### [STATED EXERCISE]
Write out each line exactly as given. Leave the pictures out of your copy.

### [PROVIDED MATERIAL]
● ● ● ● ● ● ●
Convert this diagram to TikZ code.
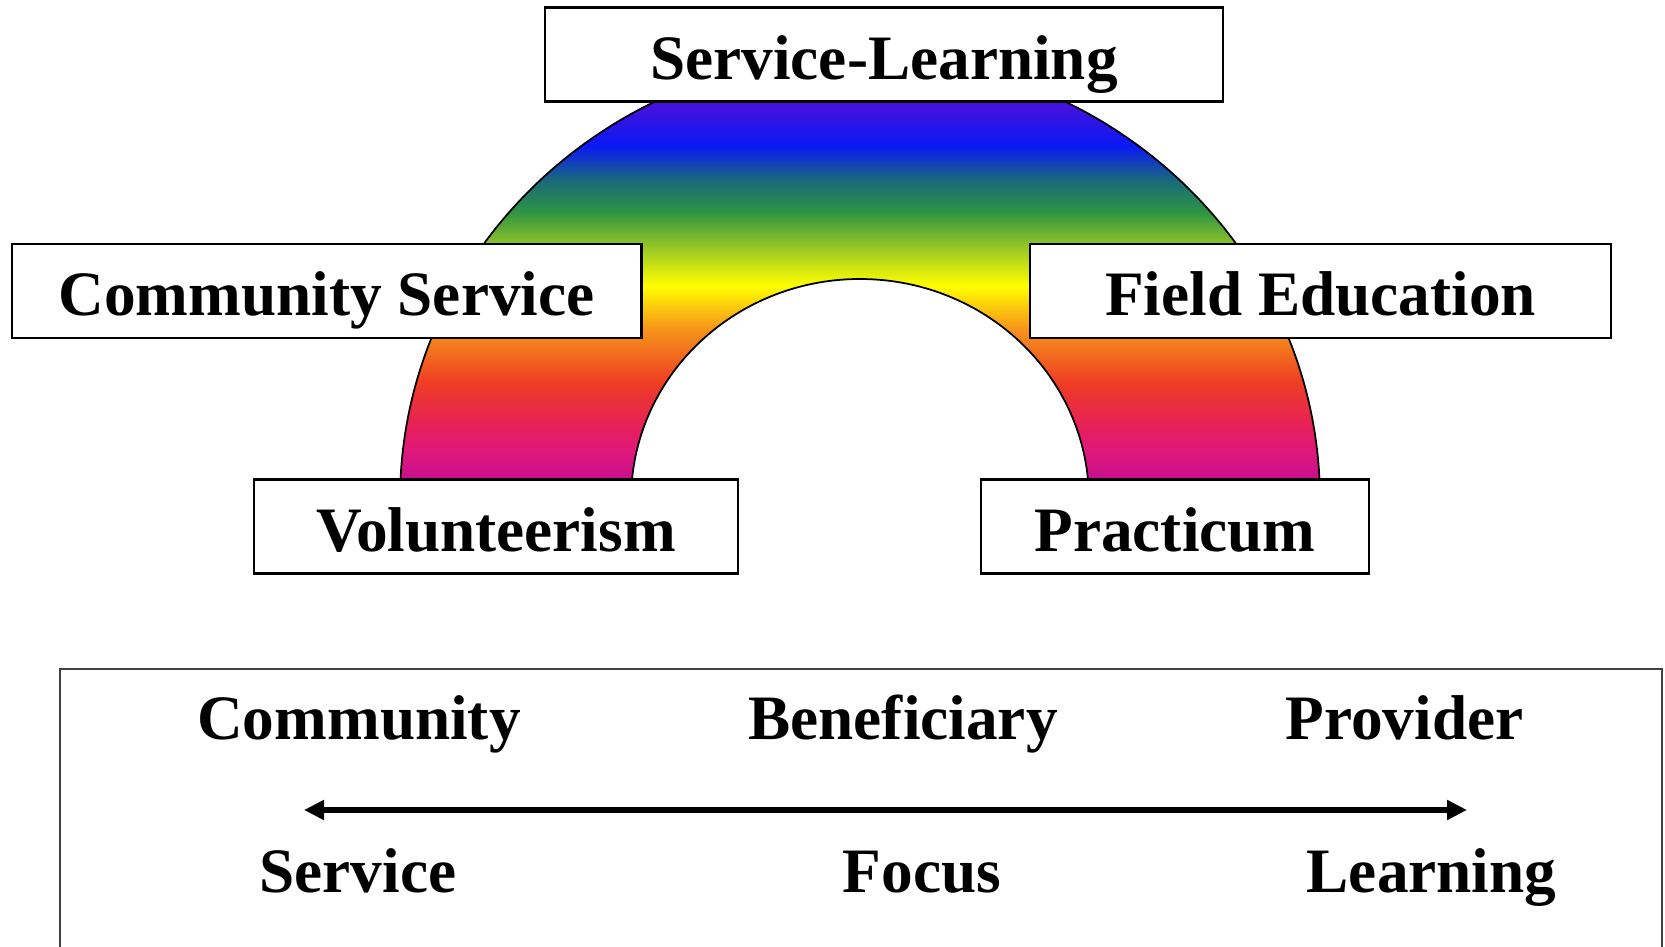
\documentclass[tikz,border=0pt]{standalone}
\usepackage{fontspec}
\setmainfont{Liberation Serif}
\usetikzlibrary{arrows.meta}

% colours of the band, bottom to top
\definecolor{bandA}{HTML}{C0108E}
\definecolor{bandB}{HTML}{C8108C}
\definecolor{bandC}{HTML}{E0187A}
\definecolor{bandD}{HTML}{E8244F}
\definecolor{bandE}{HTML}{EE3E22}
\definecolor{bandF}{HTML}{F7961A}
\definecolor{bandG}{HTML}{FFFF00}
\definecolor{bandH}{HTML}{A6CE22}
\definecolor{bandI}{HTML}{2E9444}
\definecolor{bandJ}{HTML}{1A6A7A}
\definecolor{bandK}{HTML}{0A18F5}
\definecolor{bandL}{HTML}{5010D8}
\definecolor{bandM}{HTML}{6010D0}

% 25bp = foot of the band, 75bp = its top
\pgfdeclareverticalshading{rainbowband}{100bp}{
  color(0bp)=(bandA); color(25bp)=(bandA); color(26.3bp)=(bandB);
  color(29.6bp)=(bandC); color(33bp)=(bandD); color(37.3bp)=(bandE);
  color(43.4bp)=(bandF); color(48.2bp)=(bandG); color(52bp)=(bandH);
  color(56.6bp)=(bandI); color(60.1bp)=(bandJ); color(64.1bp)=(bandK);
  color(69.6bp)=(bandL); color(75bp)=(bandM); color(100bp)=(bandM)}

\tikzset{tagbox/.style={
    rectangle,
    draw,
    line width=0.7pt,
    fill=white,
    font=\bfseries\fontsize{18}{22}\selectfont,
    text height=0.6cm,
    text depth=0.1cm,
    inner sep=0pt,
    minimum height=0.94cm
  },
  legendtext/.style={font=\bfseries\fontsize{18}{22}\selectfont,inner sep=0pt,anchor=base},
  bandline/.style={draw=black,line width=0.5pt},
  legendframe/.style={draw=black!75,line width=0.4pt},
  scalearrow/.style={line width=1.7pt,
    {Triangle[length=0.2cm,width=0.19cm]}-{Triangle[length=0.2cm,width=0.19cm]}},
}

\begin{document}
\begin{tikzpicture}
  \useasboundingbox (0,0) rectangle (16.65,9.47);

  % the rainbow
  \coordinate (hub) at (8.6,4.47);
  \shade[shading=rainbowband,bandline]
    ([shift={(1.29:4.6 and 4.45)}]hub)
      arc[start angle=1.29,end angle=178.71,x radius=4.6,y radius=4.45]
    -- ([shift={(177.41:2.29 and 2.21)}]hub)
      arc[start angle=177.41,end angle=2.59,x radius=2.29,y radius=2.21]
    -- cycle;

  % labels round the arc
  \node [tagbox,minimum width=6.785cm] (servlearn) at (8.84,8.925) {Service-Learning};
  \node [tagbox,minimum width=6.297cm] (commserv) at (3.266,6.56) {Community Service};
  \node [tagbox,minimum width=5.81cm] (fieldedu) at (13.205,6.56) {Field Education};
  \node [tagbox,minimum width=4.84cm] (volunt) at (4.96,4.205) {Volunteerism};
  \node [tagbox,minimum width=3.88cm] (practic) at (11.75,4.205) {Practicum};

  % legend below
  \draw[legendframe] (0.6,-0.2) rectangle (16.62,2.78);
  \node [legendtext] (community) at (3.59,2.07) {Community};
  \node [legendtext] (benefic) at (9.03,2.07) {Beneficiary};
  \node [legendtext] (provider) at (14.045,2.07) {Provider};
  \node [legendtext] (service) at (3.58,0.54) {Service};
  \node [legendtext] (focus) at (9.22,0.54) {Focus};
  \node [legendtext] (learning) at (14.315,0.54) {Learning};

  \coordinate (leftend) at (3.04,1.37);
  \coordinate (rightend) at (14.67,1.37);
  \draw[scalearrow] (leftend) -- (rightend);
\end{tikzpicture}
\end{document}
● ● ● ● ● ● ●
### [CORRECT OUTPUT]
Convert this diagram to TikZ code.
\documentclass[tikz,border=0pt]{standalone}
\usepackage{fontspec}
\setmainfont{Liberation Serif}
\usetikzlibrary{arrows.meta}

% colours of the band, bottom to top
\definecolor{bandA}{HTML}{C0108E}
\definecolor{bandB}{HTML}{C8108C}
\definecolor{bandC}{HTML}{E0187A}
\definecolor{bandD}{HTML}{E8244F}
\definecolor{bandE}{HTML}{EE3E22}
\definecolor{bandF}{HTML}{F7961A}
\definecolor{bandG}{HTML}{FFFF00}
\definecolor{bandH}{HTML}{A6CE22}
\definecolor{bandI}{HTML}{2E9444}
\definecolor{bandJ}{HTML}{1A6A7A}
\definecolor{bandK}{HTML}{0A18F5}
\definecolor{bandL}{HTML}{5010D8}
\definecolor{bandM}{HTML}{6010D0}

% 25bp = foot of the band, 75bp = its top
\pgfdeclareverticalshading{rainbowband}{100bp}{
  color(0bp)=(bandA); color(25bp)=(bandA); color(26.3bp)=(bandB);
  color(29.6bp)=(bandC); color(33bp)=(bandD); color(37.3bp)=(bandE);
  color(43.4bp)=(bandF); color(48.2bp)=(bandG); color(52bp)=(bandH);
  color(56.6bp)=(bandI); color(60.1bp)=(bandJ); color(64.1bp)=(bandK);
  color(69.6bp)=(bandL); color(75bp)=(bandM); color(100bp)=(bandM)}

\tikzset{tagbox/.style={
    rectangle,
    draw,
    line width=0.7pt,
    fill=white,
    font=\bfseries\fontsize{18}{22}\selectfont,
    text height=0.6cm,
    text depth=0.1cm,
    inner sep=0pt,
    minimum height=0.94cm
  },
  legendtext/.style={font=\bfseries\fontsize{18}{22}\selectfont,inner sep=0pt,anchor=base},
  bandline/.style={draw=black,line width=0.5pt},
  legendframe/.style={draw=black!75,line width=0.4pt},
  scalearrow/.style={line width=1.7pt,
    {Triangle[length=0.2cm,width=0.19cm]}-{Triangle[length=0.2cm,width=0.19cm]}},
}

\begin{document}
\begin{tikzpicture}
  \useasboundingbox (0,0) rectangle (16.65,9.47);

  % the rainbow
  \coordinate (hub) at (8.6,4.47);
  \shade[shading=rainbowband,bandline]
    ([shift={(1.29:4.6 and 4.45)}]hub)
      arc[start angle=1.29,end angle=178.71,x radius=4.6,y radius=4.45]
    -- ([shift={(177.41:2.29 and 2.21)}]hub)
      arc[start angle=177.41,end angle=2.59,x radius=2.29,y radius=2.21]
    -- cycle;

  % labels round the arc
  \node [tagbox,minimum width=6.785cm] (servlearn) at (8.84,8.925) {Service-Learning};
  \node [tagbox,minimum width=6.297cm] (commserv) at (3.266,6.56) {Community Service};
  \node [tagbox,minimum width=5.81cm] (fieldedu) at (13.205,6.56) {Field Education};
  \node [tagbox,minimum width=4.84cm] (volunt) at (4.96,4.205) {Volunteerism};
  \node [tagbox,minimum width=3.88cm] (practic) at (11.75,4.205) {Practicum};

  % legend below
  \draw[legendframe] (0.6,-0.2) rectangle (16.62,2.78);
  \node [legendtext] (community) at (3.59,2.07) {Community};
  \node [legendtext] (benefic) at (9.03,2.07) {Beneficiary};
  \node [legendtext] (provider) at (14.045,2.07) {Provider};
  \node [legendtext] (service) at (3.58,0.54) {Service};
  \node [legendtext] (focus) at (9.22,0.54) {Focus};
  \node [legendtext] (learning) at (14.315,0.54) {Learning};

  \coordinate (leftend) at (3.04,1.37);
  \coordinate (rightend) at (14.67,1.37);
  \draw[scalearrow] (leftend) -- (rightend);
\end{tikzpicture}
\end{document}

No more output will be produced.